Charts and diagrams as code
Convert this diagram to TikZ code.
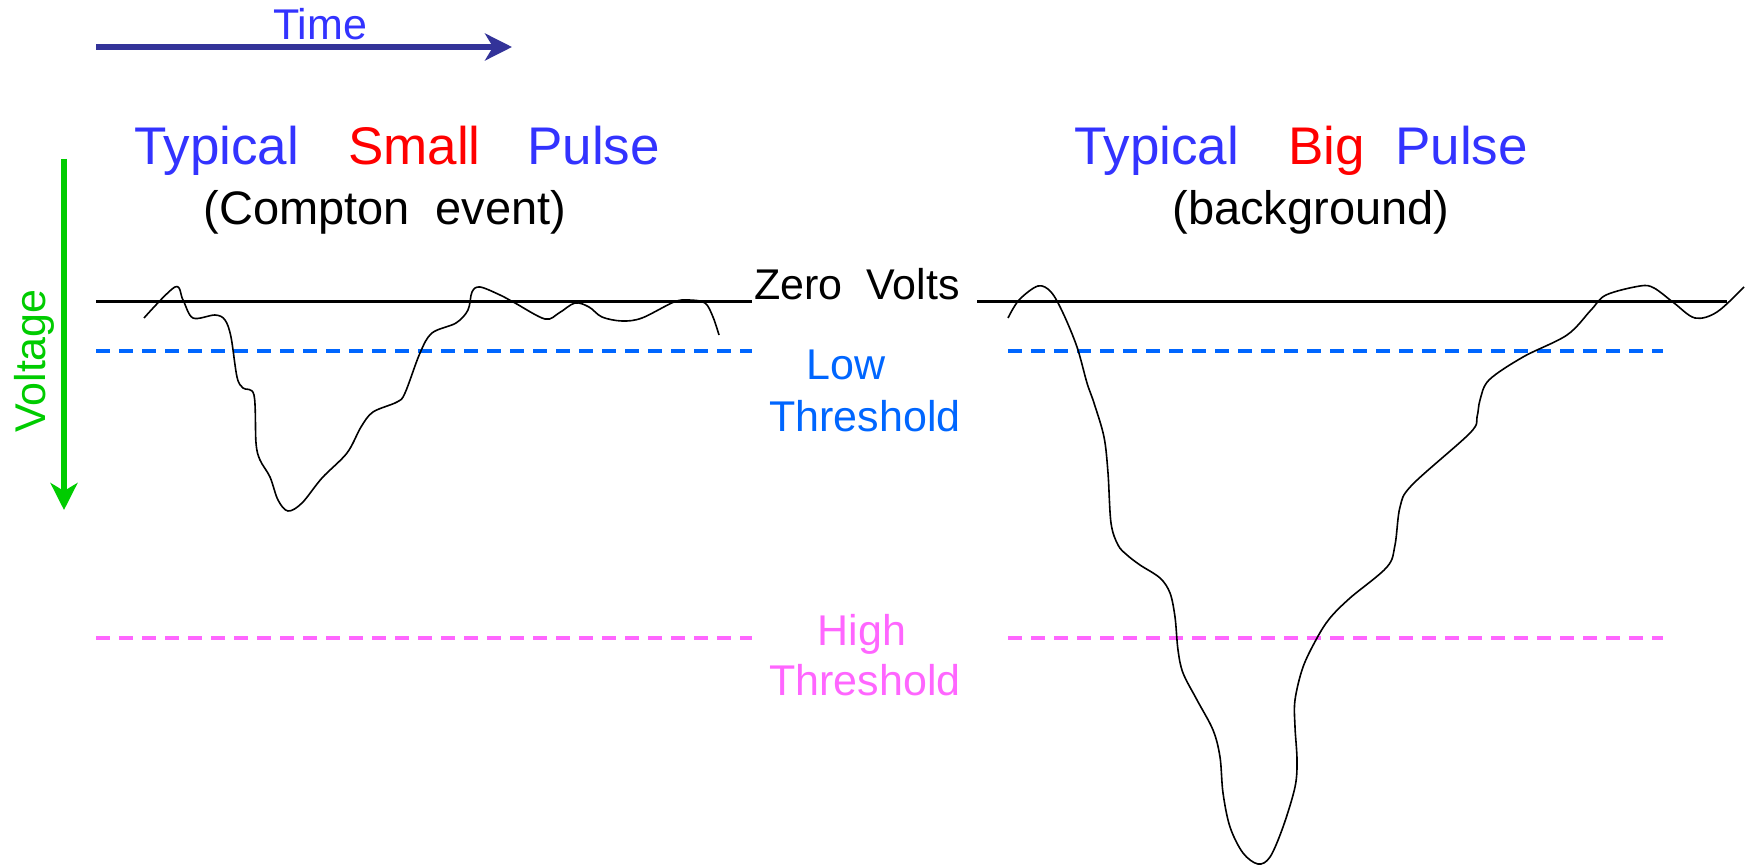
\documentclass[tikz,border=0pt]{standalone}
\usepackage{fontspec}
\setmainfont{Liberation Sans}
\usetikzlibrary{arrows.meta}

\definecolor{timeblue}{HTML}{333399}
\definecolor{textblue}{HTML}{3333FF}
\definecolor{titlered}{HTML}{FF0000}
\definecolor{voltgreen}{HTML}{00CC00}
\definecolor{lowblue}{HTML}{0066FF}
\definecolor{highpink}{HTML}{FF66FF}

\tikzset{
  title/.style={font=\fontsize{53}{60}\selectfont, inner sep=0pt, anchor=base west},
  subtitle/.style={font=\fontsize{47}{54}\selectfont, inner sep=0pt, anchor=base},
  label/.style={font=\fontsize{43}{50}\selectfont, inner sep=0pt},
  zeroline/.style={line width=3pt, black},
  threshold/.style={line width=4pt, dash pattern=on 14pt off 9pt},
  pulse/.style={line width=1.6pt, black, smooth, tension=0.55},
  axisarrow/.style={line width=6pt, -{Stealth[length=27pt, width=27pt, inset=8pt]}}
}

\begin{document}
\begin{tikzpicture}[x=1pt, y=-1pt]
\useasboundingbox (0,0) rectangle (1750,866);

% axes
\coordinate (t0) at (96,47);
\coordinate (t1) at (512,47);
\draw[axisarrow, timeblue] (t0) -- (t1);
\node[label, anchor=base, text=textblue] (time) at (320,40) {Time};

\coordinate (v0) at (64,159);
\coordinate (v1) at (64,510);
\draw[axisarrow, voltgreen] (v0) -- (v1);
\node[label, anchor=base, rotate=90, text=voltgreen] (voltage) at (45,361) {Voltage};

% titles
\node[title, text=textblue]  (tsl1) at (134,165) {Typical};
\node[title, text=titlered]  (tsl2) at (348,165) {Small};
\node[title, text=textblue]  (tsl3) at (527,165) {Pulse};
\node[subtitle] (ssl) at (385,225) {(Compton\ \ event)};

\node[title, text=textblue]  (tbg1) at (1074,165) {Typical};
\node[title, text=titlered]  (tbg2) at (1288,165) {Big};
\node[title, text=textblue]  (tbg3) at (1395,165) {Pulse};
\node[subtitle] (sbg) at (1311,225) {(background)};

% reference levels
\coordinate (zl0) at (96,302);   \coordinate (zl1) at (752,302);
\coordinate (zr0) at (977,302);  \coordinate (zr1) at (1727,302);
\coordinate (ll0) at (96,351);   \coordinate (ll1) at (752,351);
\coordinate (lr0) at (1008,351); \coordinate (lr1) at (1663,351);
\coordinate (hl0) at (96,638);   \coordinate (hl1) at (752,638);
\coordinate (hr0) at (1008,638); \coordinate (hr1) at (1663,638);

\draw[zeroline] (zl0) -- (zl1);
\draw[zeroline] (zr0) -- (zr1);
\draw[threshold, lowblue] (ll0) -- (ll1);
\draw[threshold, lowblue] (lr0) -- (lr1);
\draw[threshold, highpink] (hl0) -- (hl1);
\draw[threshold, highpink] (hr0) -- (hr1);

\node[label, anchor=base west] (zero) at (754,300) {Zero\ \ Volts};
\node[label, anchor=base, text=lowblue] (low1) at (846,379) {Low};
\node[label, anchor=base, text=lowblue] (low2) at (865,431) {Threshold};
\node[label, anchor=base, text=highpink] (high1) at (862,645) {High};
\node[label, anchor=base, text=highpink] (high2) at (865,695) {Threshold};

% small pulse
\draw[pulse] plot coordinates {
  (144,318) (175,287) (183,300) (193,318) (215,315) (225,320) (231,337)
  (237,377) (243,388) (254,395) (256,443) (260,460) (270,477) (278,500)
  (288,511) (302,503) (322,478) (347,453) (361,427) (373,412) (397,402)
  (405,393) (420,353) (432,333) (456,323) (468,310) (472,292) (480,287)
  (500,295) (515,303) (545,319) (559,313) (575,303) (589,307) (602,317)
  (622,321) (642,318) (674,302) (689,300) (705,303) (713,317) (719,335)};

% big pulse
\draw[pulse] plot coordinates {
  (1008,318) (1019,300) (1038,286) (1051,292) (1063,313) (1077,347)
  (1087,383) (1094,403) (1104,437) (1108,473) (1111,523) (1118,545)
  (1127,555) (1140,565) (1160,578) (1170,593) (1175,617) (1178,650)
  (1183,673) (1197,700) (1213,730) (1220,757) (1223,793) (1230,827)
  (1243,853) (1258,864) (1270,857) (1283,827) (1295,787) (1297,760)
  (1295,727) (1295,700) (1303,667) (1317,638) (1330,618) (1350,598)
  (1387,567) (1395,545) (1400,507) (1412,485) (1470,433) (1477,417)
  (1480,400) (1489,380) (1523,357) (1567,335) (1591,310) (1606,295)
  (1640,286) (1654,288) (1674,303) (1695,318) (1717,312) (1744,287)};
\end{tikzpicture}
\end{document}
---
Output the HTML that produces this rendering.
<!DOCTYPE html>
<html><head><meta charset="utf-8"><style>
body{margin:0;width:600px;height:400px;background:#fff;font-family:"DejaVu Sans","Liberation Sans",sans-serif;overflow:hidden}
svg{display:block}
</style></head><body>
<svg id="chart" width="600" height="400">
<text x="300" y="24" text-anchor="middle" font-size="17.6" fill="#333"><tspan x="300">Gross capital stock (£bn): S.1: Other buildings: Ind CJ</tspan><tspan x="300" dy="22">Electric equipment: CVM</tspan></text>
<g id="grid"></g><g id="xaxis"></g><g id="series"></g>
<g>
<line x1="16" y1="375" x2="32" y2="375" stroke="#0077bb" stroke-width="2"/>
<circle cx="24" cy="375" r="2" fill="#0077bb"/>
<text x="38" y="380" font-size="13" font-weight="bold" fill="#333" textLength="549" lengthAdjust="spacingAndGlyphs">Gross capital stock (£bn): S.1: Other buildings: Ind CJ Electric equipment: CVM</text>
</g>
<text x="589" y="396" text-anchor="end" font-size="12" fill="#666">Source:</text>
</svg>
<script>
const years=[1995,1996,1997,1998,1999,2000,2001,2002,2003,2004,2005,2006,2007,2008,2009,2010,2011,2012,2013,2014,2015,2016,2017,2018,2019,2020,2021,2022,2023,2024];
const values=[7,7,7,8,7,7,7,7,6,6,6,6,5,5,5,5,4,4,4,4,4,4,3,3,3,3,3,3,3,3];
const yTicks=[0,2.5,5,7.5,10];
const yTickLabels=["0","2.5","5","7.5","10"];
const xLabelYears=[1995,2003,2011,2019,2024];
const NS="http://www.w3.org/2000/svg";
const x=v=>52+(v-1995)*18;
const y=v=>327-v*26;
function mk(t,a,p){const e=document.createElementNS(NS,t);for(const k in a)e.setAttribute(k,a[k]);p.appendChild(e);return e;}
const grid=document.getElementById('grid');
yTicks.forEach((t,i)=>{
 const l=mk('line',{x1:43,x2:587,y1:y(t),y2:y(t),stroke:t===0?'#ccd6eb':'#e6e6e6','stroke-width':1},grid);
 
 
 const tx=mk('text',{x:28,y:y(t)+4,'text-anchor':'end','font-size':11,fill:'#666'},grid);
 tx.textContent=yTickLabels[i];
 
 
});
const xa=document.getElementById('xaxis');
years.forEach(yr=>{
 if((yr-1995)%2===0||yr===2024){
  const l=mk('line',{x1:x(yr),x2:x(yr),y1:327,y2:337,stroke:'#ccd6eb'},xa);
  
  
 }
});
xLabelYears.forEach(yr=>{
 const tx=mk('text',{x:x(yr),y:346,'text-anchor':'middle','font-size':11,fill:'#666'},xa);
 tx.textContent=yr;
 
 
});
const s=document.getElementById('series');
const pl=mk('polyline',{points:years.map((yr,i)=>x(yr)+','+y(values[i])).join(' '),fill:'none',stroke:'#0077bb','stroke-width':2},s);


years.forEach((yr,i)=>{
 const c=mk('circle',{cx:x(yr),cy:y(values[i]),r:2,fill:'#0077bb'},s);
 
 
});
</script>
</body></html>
* * *
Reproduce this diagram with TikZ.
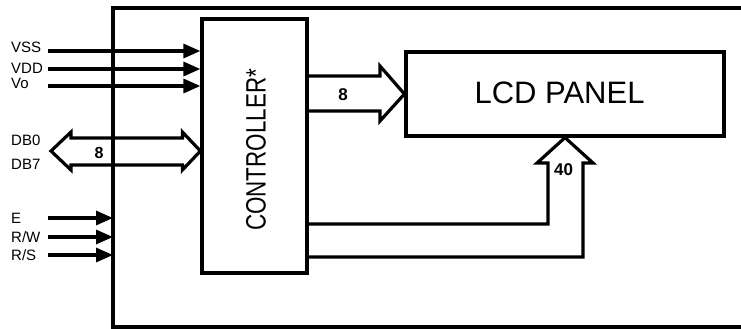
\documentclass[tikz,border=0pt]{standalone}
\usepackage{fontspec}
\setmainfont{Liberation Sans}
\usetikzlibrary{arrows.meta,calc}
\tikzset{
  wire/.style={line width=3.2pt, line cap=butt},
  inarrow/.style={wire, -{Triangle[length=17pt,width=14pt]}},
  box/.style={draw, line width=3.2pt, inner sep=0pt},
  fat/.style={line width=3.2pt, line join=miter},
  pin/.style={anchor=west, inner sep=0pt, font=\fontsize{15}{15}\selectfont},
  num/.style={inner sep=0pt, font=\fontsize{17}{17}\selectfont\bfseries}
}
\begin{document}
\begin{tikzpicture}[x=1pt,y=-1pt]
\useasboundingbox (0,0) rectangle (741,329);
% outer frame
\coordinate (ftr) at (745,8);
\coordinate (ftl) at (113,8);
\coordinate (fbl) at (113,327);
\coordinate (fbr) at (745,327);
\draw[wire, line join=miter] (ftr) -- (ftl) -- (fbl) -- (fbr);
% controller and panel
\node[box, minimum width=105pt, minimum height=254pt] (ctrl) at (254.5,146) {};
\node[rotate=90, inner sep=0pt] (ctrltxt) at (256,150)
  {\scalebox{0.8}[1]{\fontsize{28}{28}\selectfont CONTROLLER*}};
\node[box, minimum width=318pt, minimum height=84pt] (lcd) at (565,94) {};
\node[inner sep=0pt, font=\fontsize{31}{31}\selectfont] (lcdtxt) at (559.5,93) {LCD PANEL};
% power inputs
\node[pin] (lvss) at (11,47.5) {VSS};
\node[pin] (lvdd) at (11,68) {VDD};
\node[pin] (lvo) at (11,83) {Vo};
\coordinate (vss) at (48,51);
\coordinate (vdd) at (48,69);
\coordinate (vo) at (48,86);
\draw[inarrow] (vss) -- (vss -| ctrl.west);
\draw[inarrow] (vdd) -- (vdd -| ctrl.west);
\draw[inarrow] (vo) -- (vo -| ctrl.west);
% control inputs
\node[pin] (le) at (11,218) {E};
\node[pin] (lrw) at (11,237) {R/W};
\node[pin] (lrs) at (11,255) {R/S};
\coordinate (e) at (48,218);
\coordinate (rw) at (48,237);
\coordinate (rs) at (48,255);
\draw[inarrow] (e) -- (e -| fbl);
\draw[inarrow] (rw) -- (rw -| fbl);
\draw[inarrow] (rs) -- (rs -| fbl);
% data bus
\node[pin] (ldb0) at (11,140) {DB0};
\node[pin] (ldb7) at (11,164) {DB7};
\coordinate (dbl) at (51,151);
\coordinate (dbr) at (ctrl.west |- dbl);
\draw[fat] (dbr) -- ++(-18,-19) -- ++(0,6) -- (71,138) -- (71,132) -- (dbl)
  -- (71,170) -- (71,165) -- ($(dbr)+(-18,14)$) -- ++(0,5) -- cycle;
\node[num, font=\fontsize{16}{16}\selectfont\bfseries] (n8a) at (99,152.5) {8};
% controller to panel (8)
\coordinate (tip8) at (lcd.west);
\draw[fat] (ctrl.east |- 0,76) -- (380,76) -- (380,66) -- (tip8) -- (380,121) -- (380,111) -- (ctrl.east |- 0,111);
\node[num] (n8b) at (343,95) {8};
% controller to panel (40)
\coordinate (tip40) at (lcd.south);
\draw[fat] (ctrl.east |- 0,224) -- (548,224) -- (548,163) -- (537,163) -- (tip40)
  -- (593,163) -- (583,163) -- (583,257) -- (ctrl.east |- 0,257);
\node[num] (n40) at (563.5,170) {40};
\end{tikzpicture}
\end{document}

(WHAT YOU HAVE TO DO):
Can you give again only the lines between the one containing "Convert this diagram to TikZ code." and the one containing "anchor=base, rotate=90, text=voltgreen]", counting both, exactly as they appear and without any pictures?

(SOLUTION TO THIS PROBLEM):
Convert this diagram to TikZ code.
\documentclass[tikz,border=0pt]{standalone}
\usepackage{fontspec}
\setmainfont{Liberation Sans}
\usetikzlibrary{arrows.meta}

\definecolor{timeblue}{HTML}{333399}
\definecolor{textblue}{HTML}{3333FF}
\definecolor{titlered}{HTML}{FF0000}
\definecolor{voltgreen}{HTML}{00CC00}
\definecolor{lowblue}{HTML}{0066FF}
\definecolor{highpink}{HTML}{FF66FF}

\tikzset{
  title/.style={font=\fontsize{53}{60}\selectfont, inner sep=0pt, anchor=base west},
  subtitle/.style={font=\fontsize{47}{54}\selectfont, inner sep=0pt, anchor=base},
  label/.style={font=\fontsize{43}{50}\selectfont, inner sep=0pt},
  zeroline/.style={line width=3pt, black},
  threshold/.style={line width=4pt, dash pattern=on 14pt off 9pt},
  pulse/.style={line width=1.6pt, black, smooth, tension=0.55},
  axisarrow/.style={line width=6pt, -{Stealth[length=27pt, width=27pt, inset=8pt]}}
}

\begin{document}
\begin{tikzpicture}[x=1pt, y=-1pt]
\useasboundingbox (0,0) rectangle (1750,866);

% axes
\coordinate (t0) at (96,47);
\coordinate (t1) at (512,47);
\draw[axisarrow, timeblue] (t0) -- (t1);
\node[label, anchor=base, text=textblue] (time) at (320,40) {Time};

\coordinate (v0) at (64,159);
\coordinate (v1) at (64,510);
\draw[axisarrow, voltgreen] (v0) -- (v1);
\node[label, anchor=base, rotate=90, text=voltgreen] (voltage) at (45,361) {Voltage};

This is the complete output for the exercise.